What Each CMR Rank Means
| CMR Rank | Risk Level | What Lenders Tend to Do |
|---|---|---|
| CMR-1 | Extremely Low | Excellent profile — loans likely approved at competitive rates. |
| CMR-2 to CMR-3 | Low | Strong profile with minor issues — standard terms are likely. |
| CMR-4 to CMR-5 | Moderate | Some inconsistencies — higher interest or added collateral possible. |
| CMR-6 to CMR-7 | Medium-High | Stricter scrutiny; loan amounts may be capped or terms tightened. |
| CMR-8 to CMR-9 | High | Many institutional lenders will decline applications. |
| CMR-10 | Very High | Serious distress indicated — institutional credit is effectively closed. |
Real-Life Examples
Ramesh, a textile trader, needed ₹15 lakh in working capital and was surprised when a bank declined his application. His commercial report showed CMR-8. Two issues stood out: his overdraft had been used above 85% for 14 months, and three missed EMIs from two years earlier remained on record. After clearing overdue EMIs, setting up automatic payments and reducing overdraft utilisation below 30% over six months, his rank improved to CMR-4. A year later he received a ₹10 lakh approval at standard rates.
Priya, a caterer, maintained on-time payments and used less than 25% of her credit line. Her CMR-3 helped her secure a ₹20 lakh term loan quickly and at a slightly better rate than standard offers.
Anil, a small manufacturer, was declined a ₹40 lakh machinery loan because an overdraft showed 92% utilisation for a year. His CMR was 7. After regularising the overdraft over eight months his CMR improved to 5 and a revised ₹25 lakh loan was approved.
CMR vs Personal CIBIL Score
| Feature | CMR Rank | CIBIL Score |
|---|---|---|
| Applies to | Businesses, firms, MSMEs | Individuals |
| Scale | 1 to 10 (1 = best) | 300 to 900 (900 = best) |
| Based on | Business loan history, utilisation, NPAs | Personal loans, cards, EMIs |
| Used for | Business loan decisions | Personal finance decisions |
| Bureau | CIBIL commercial bureau | CIBIL individual bureau |
For sole proprietors, lenders often check both the personal CIBIL score and the business CMR. For private limited companies or partnerships, the CMR usually carries the most weight.
How to Check Your CMR Rank
- Visit the official CIBIL portal for commercial reports.
- Choose the Company Credit Report or similar commercial product.
- Provide your company identification details such as CIN or GSTIN.
- Complete identity verification steps as required.
- Pay the applicable fee and download the report.
- Find the CMR rank in the credit summary section.
Commercial reports are chargeable; unlike the annual free individual report, businesses pay per company report.
How to Improve Your CMR Rank
- Automate payments: set standing instructions to prevent missed EMIs.
- Lower credit utilisation: keep overdraft and working capital usage consistently under 30%.
- Clear overdue accounts: settle dues to stop further deterioration.
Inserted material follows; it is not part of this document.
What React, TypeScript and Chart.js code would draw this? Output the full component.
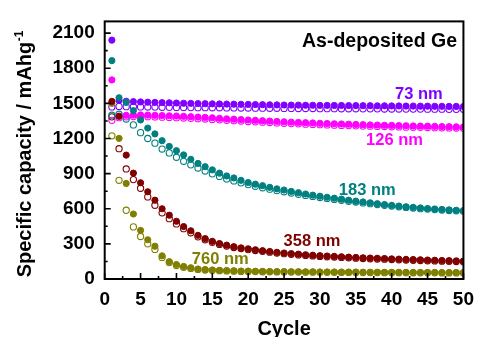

- Avoid multiple simultaneous loan applications—each hard inquiry can push the rank down.
- Keep long-standing credit facilities open where sensible; age of accounts helps.
- Maintain accurate financials: timely GST filings, ITRs and clean balance sheets are reviewed by lenders.
Does a Low CMR Always Mean Rejection?
Not always, but it makes approvals harder and more expensive. Lenders may still provide finance at higher interest rates or demand collateral and personal guarantees for CMR-4 or CMR-5. CMR-6 and CMR-7 often face outright declines at many public sector banks; private NBFCs may offer loans at steep premiums. CMR-8 to CMR-10 typically block institutional unsecured lending, though asset-backed products might still be available. Multiple rejections and repeated hard enquiries create a cycle that further depresses the CMR, so addressing issues before applying is usually the better strategy.
Conclusion
Understanding your company’s CMR rank helps you predict how lenders will treat your loan application and what you can do to improve terms. Check your commercial credit profile regularly—ideally twice a year—monitor utilisation, automate payments, and maintain clean records to keep your CMR in a favourable range.
FAQs On CMR Full Form in CIBIL
1. What is CMR full form in CIBIL?
CMR stands for Credit Market Risk. It is a 1-to-10 ranking assigned by CIBIL to commercial entities to indicate credit risk. CMR-1 is the lowest risk; CMR-10 is the highest.
2. What is a good CMR score?
CMR-1 to CMR-3 are generally considered good. CMR-4 and CMR-5 are acceptable but may attract stricter terms or slightly higher rates.
3. Is CMR the same as the personal CIBIL score?
No. The CIBIL score applies to individuals and ranges from 300 to 900. CMR applies to commercial entities and ranges from 1 to 10. They are separate assessments.
4. Does a low CMR mean automatic rejection?
Not always, but it increases the likelihood of rejection or of receiving less favourable terms. Higher CMR ranks typically limit access to unsecured institutional credit.
5. How long to improve a CMR rank?
Improvements from clearing overdue accounts can appear within months. Recovering from NPA history or very high utilisation often takes 12 months or more of consistent positive behaviour.
6. How often is the CMR updated?
CIBIL updates commercial credit data as lenders report new information, commonly reflecting repayment updates within 30–45 days.
7. What if I’m a sole proprietor?
Lenders may evaluate both your personal CIBIL score and your business CMR to form a lending decision, so managing both profiles is important.